Source excerpt:
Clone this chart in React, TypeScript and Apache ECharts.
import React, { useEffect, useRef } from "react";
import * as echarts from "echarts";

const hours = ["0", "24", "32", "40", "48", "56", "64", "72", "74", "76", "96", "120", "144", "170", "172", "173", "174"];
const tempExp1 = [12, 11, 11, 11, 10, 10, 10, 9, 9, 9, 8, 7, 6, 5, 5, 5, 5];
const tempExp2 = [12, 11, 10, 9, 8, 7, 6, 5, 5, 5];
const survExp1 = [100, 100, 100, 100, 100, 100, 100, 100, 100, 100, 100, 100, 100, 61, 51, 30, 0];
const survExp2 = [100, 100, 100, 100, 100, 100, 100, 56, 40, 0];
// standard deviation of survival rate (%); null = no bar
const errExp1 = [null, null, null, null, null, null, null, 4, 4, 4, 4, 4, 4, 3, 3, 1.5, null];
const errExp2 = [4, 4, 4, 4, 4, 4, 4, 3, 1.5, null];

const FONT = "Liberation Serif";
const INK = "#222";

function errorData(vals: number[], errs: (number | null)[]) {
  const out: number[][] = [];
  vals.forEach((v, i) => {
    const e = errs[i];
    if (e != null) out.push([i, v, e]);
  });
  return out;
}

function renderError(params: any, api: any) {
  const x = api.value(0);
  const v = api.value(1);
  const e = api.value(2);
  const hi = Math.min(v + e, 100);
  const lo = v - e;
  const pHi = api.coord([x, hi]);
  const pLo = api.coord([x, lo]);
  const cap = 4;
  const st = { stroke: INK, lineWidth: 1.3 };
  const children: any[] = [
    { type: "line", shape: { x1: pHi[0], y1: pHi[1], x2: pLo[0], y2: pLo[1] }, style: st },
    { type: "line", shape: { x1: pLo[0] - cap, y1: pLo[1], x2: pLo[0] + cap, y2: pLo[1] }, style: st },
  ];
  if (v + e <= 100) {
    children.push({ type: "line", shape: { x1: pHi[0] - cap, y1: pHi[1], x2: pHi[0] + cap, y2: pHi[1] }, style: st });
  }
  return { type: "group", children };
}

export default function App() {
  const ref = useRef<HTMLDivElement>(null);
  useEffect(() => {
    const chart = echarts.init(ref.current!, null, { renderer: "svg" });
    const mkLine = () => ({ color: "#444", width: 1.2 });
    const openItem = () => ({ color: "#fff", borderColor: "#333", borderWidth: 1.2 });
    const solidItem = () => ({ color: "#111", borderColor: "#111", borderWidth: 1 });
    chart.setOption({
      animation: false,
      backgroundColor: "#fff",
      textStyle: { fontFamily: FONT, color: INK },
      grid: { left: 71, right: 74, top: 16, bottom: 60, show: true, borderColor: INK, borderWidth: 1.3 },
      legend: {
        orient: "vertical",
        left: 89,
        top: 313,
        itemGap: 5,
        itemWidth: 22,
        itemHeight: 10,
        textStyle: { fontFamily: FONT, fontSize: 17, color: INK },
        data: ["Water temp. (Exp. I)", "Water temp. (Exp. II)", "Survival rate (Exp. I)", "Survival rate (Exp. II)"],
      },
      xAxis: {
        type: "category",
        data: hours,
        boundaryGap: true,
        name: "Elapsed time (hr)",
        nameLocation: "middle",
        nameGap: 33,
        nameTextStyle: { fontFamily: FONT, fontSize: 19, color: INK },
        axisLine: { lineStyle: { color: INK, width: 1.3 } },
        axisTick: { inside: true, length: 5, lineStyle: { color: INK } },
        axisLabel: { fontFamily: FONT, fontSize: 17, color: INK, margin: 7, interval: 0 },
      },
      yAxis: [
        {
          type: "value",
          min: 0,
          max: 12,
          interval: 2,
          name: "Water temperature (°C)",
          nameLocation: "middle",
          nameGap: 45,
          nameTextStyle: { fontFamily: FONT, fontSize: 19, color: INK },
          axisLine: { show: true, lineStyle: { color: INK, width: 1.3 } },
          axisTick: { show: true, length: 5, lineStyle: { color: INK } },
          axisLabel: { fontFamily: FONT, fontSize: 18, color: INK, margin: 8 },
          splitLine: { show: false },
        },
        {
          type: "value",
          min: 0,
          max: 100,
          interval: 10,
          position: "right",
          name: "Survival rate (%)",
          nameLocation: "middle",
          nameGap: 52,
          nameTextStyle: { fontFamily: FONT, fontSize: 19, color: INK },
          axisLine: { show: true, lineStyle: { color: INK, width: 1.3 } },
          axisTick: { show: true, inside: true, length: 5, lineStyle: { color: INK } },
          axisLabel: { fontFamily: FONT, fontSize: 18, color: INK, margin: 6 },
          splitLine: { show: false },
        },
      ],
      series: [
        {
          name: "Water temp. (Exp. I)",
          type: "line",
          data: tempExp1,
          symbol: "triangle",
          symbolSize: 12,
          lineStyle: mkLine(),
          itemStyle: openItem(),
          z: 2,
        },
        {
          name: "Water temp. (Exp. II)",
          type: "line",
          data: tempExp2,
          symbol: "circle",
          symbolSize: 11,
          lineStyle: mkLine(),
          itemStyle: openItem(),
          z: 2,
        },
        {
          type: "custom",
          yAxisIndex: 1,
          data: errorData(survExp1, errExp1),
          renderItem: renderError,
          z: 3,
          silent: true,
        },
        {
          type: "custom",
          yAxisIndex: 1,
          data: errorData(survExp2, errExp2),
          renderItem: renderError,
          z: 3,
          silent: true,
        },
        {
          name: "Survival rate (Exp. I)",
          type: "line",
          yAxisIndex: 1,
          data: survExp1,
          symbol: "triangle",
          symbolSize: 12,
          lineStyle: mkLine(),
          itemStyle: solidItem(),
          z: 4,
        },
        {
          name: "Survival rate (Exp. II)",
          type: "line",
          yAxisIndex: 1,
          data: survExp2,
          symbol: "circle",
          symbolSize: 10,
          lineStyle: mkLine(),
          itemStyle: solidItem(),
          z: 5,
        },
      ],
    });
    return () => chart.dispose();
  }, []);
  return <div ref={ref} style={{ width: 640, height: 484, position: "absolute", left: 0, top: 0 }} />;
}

Instructions to follow: Reprint the data above from the opening line to the line holding "import * as", inclusive, and nothing else.

Exercise response:
Clone this chart in React, TypeScript and Apache ECharts.
import React, { useEffect, useRef } from "react";
import * as echarts from "echarts";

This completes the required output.